Job Description:
As a key member of our operations team, you will be responsible for ensuring the stability, scalability, and efficiency of our core business systems and cloud platforms. Your expertise will directly contribute to maintaining our high-availability infrastructure and optimizing our operational processes.
- Deploy, optimize, and ensure high availability for core business systems, cloud platforms (AWS/Aliyun/Tencent Cloud), and foundational services (Kubernetes, Docker, Nginx, MySQL, Redis, Kafka).
- Plan and implement system capacity management, performance optimization, and disaster recovery solutions to guarantee service stability and scalability.

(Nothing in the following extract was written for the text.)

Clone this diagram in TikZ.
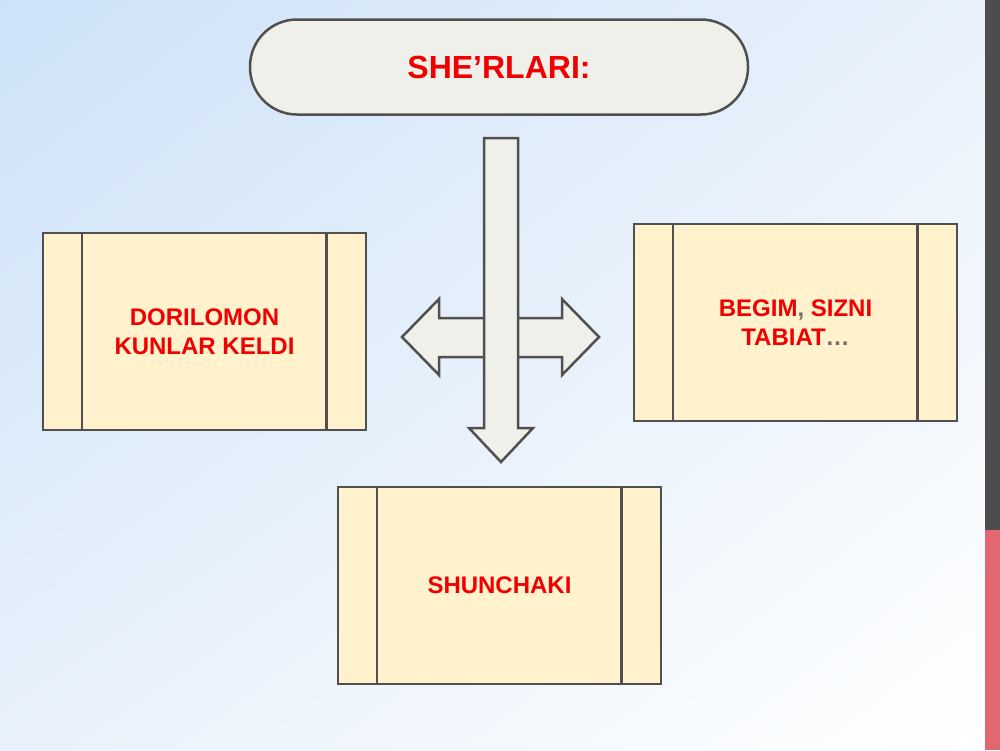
\documentclass[tikz,border=0pt]{standalone}
\usepackage{fontspec}
\setmainfont{Liberation Sans}
\usepackage{tikz}
\usetikzlibrary{shapes.geometric, arrows, positioning, shadings}
\definecolor{bgblue}{RGB}{205,226,248}
\definecolor{bgpale}{RGB}{232,241,251}
\definecolor{edgegray}{RGB}{80,80,80}
\definecolor{shapefill}{RGB}{240,240,234}
\definecolor{boxfill}{RGB}{255,242,204}
\definecolor{textred}{RGB}{240,0,0}
\definecolor{dotgray}{RGB}{110,110,110}
\definecolor{bardark}{RGB}{77,77,77}
\definecolor{barred}{RGB}{224,104,110}

\begin{document}
\begin{tikzpicture}[x=1pt, y=-1pt]
        \tikzstyle{title} = [rectangle, rounded corners=47pt, minimum width=498pt, minimum height=95pt, draw=edgegray, line width=2.5pt, fill=shapefill, text=textred, font=\fontsize{32}{38}\selectfont\bfseries]
        \tikzstyle{poem} = [rectangle, minimum width=323pt, minimum height=197pt, draw=edgegray, line width=2.5pt, fill=boxfill, text=textred, align=center, font=\fontsize{24}{29}\selectfont\bfseries]
        \tikzstyle{divider} = [draw=edgegray, line width=2.5pt]
        \tikzstyle{blockarrow} = [draw=edgegray, line width=2.5pt, fill=shapefill, line join=miter]

        % background
        \useasboundingbox (0,0) rectangle (1000,750);
        \shade[upper left=bgblue, upper right=bgpale, lower left=bgpale, lower right=white] (0,0) rectangle (985,750);
        \fill[bardark] (985,0) rectangle (1000,530);
        \fill[barred] (985,530) rectangle (1000,750);

        \node (title) [title] at (499,67) {SHE’RLARI:};

        \node (dorilomon) [poem] at (204.5,331.5) {DORILOMON\\KUNLAR KELDI};
        \node (begim) [poem] at (795.5,322.5) {BEGIM{\color{dotgray},} SIZNI\\TABIAT{\color{dotgray}…}};
        \node (shunchaki) [poem] at (499.5,585.5) {SHUNCHAKI};

        \foreach \b in {dorilomon, begim, shunchaki} {
            \draw [divider] ([xshift=40pt]\b.north west) -- ([xshift=40pt]\b.south west);
            \draw [divider] ([xshift=-41pt]\b.north east) -- ([xshift=-41pt]\b.south east);
        }

        % arrows
        \draw [blockarrow] (402,337) -- (439,299) -- (439,318) -- (562,318) -- (562,299) -- (599,337)
            -- (562,375) -- (562,357) -- (439,357) -- (439,375) -- cycle;
        \draw [blockarrow] (484,138) -- (518,138) -- (518,428) -- (533,428) -- (501,462) -- (469,428)
            -- (484,428) -- cycle;
    \end{tikzpicture}
\end{document}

- Build and maintain CI/CD pipelines to achieve automated building, testing, deployment, and rollback.
- Design and enhance system monitoring, log collection, and alerting systems (Prometheus/Grafana/ELK/OpenSearch).

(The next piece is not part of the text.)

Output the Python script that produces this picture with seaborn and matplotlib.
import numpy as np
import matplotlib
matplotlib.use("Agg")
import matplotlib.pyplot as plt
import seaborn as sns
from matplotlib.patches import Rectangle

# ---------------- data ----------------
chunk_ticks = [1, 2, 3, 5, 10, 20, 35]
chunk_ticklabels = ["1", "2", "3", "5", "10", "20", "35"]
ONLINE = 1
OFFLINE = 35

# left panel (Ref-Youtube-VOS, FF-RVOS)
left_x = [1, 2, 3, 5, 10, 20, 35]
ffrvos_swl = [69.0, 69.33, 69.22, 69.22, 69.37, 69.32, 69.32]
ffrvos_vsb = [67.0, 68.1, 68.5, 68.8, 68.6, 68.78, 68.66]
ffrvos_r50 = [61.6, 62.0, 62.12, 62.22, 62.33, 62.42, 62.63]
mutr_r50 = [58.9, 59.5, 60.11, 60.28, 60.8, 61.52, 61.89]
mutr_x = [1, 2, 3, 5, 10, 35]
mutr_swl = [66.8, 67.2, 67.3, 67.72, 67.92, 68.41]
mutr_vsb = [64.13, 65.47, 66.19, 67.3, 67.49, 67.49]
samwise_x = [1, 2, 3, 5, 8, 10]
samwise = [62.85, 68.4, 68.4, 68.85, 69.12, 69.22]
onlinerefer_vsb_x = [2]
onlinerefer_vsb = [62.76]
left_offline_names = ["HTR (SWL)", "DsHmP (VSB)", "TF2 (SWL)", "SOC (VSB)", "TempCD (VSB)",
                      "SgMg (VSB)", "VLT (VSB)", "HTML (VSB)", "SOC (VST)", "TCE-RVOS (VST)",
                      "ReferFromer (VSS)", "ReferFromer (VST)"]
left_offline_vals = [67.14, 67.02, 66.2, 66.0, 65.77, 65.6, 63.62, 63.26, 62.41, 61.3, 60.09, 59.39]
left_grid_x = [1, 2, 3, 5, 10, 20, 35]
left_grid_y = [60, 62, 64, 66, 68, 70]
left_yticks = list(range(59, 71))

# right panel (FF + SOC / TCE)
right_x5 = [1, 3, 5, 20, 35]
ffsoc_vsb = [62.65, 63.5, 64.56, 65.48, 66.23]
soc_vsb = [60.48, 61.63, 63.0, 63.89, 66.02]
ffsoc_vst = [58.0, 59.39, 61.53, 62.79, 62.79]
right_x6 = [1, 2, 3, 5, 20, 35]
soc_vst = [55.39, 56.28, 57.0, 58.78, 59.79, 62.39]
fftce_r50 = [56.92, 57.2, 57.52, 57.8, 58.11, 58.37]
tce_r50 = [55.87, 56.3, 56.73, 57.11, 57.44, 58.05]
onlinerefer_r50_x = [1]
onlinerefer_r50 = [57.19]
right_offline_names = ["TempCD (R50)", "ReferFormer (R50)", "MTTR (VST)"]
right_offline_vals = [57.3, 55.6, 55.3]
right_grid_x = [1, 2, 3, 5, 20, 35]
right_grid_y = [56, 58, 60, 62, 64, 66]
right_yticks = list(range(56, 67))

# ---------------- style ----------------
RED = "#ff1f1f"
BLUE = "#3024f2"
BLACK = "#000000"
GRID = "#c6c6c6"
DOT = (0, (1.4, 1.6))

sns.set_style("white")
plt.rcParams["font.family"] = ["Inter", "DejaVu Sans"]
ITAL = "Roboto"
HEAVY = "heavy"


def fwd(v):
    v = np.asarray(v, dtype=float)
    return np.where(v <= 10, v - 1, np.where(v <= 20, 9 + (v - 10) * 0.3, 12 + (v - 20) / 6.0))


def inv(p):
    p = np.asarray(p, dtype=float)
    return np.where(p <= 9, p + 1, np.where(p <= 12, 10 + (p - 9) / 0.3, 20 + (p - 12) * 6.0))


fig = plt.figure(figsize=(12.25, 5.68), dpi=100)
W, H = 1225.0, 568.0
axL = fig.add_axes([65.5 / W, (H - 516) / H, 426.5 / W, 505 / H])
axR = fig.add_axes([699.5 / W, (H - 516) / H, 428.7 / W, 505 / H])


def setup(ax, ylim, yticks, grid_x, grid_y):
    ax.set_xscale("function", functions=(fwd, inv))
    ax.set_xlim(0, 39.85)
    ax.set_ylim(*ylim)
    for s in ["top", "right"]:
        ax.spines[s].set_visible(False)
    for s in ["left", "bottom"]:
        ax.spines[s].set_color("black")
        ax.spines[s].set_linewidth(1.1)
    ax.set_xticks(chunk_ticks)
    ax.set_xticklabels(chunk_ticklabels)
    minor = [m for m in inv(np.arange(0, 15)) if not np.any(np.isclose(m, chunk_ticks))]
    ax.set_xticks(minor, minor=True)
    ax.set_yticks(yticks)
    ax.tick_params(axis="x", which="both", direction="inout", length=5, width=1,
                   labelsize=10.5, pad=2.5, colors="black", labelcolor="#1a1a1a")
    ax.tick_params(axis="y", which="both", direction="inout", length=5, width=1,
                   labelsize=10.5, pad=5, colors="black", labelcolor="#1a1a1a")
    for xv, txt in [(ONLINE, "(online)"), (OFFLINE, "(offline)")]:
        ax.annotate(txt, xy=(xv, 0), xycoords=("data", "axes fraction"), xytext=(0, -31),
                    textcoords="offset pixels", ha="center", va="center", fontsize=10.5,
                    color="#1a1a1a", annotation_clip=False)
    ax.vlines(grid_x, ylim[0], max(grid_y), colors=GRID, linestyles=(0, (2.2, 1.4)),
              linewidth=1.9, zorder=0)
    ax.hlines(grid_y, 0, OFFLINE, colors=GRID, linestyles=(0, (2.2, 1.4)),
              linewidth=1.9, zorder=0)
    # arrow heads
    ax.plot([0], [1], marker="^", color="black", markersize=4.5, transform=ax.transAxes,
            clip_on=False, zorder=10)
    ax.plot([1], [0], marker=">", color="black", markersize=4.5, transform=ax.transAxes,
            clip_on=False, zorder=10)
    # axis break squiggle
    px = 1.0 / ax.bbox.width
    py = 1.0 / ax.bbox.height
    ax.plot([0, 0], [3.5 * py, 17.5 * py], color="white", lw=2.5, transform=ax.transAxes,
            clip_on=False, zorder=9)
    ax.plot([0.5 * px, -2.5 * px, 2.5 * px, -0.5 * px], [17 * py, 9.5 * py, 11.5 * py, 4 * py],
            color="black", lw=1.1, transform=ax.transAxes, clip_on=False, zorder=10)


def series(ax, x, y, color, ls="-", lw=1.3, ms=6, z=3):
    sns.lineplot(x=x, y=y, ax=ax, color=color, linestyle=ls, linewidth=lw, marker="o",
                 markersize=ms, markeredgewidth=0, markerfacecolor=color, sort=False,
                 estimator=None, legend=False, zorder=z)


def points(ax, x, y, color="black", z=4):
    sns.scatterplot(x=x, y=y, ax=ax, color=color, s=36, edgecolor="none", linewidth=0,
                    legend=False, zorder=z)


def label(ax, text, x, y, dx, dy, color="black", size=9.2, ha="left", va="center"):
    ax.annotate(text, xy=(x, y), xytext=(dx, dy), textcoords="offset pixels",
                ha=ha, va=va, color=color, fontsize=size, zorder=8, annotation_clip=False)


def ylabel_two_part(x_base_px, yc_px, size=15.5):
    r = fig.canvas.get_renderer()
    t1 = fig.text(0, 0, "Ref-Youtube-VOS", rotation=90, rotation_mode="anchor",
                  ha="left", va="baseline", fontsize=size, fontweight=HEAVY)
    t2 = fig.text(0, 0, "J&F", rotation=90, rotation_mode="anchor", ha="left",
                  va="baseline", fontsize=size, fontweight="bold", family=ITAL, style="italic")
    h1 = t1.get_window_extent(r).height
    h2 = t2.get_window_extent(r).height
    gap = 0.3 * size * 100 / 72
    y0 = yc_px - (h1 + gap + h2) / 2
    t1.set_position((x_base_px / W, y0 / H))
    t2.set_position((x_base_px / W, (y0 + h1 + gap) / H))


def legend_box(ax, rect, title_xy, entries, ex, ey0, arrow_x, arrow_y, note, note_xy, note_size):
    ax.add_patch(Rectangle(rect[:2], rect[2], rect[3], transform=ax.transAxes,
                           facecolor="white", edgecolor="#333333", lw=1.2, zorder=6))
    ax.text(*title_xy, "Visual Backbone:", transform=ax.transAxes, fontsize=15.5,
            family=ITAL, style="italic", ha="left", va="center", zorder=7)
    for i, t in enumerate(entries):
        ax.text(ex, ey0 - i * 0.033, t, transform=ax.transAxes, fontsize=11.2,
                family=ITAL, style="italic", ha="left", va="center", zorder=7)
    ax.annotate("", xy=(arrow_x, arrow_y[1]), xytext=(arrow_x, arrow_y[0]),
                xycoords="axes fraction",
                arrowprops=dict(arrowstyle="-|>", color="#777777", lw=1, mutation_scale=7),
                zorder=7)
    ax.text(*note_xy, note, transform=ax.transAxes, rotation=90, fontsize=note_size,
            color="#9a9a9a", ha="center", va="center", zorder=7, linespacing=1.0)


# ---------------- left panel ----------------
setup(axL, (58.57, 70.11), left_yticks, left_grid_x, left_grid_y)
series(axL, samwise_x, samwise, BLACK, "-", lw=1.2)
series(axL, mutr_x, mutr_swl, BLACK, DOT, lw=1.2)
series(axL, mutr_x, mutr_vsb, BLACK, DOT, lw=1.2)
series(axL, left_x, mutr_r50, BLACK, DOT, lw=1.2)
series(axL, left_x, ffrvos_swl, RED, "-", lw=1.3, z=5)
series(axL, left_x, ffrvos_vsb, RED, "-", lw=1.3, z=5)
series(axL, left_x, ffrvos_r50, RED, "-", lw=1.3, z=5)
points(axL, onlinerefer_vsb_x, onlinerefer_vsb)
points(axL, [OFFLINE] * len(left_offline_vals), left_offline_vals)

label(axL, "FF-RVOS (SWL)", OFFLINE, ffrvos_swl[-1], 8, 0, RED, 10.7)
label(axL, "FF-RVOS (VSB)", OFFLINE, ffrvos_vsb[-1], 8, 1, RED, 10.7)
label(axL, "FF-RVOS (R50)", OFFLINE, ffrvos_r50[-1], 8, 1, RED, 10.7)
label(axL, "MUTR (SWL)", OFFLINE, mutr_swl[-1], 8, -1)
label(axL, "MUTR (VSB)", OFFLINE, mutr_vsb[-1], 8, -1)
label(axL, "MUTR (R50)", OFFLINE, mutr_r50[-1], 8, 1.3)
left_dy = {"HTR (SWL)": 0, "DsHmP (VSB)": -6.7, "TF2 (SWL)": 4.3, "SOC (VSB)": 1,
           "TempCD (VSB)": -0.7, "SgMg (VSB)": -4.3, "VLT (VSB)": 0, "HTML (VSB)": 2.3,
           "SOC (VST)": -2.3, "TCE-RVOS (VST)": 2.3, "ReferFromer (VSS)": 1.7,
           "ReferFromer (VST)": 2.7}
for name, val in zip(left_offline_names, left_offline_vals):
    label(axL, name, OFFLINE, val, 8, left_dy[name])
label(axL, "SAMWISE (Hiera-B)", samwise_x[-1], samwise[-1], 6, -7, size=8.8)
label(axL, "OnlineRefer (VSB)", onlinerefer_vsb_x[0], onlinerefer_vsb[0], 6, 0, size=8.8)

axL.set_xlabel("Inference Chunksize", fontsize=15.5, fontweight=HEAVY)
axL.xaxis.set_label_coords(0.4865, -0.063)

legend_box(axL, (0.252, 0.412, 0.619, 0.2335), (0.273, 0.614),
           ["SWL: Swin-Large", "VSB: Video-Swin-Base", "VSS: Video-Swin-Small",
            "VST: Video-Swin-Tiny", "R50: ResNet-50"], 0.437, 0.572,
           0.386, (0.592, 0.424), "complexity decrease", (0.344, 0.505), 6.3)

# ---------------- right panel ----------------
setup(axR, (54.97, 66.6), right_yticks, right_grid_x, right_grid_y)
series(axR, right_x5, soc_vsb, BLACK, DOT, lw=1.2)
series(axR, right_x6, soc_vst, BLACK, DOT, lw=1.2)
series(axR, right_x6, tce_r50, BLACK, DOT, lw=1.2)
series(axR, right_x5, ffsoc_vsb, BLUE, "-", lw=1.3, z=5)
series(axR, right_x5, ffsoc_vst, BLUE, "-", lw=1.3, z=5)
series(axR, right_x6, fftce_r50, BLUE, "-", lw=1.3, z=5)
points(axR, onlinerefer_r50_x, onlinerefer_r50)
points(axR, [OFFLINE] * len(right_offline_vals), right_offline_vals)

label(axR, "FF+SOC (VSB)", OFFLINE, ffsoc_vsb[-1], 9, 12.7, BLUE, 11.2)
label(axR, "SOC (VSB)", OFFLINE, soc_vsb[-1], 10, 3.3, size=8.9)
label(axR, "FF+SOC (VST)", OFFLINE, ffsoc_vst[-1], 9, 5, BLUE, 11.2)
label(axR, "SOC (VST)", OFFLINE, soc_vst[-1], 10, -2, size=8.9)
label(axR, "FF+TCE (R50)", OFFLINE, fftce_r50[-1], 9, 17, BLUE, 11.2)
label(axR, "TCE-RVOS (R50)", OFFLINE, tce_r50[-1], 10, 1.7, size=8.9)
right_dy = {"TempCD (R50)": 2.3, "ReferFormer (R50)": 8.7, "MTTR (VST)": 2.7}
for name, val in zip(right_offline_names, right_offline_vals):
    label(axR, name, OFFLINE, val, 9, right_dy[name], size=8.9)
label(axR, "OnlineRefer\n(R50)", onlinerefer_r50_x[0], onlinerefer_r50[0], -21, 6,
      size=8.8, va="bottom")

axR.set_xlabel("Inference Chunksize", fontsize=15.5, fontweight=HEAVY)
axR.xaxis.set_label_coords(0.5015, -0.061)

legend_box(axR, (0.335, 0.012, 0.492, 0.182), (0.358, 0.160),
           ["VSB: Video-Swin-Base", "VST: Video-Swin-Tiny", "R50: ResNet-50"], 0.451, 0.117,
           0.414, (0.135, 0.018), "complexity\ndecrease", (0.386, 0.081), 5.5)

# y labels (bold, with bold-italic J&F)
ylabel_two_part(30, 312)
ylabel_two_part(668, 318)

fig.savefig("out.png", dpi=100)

- Participate in emergency response for production incidents, troubleshooting, and post-mortem analysis to drive long-term optimization.
- Contribute to standardization and process improvement in operations, documenting best practices.

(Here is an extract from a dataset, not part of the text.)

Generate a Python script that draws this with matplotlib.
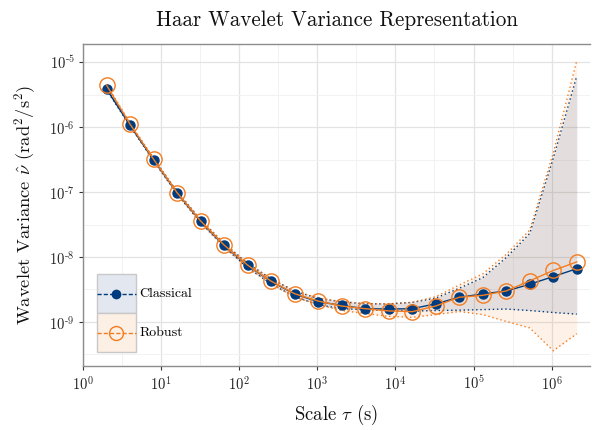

- Assess overall operational costs and audit IT expenditures.
Job Requirements:
We are looking for a highly skilled professional with extensive experience in large-scale internet or cloud platform operations. The ideal candidate will possess strong technical expertise and problem-solving abilities.
- Bachelor's degree or higher in Computer Science or related field, with 5+ years of experience in large-scale internet or cloud platform operations.
- Proficient in Linux systems and at least one scripting/programming language (Shell/Python/Go).
- Expertise in Docker, Kubernetes, and CI/CD toolchains (Jenkins, GitLab CI, ArgoCD, etc.).
- Familiarity with monitoring and logging systems (Prometheus, Grafana, ELK/OpenSearch).
- Experience with public cloud architectures (AWS, Aliyun, GCP, Azure).
- Strong communication skills and teamwork spirit, with ability to quickly identify and resolve complex issues.
Preferred Qualifications:
- Extensive experience in IT operations cost optimization.
- Experience with global network acceleration and security deployment in enterprise cloud environments.
- Excellent documentation skills.
Benefits:
We offer a fully remote work environment, competitive salary and performance bonuses, and a positive team atmosphere that fosters collaboration and professional growth.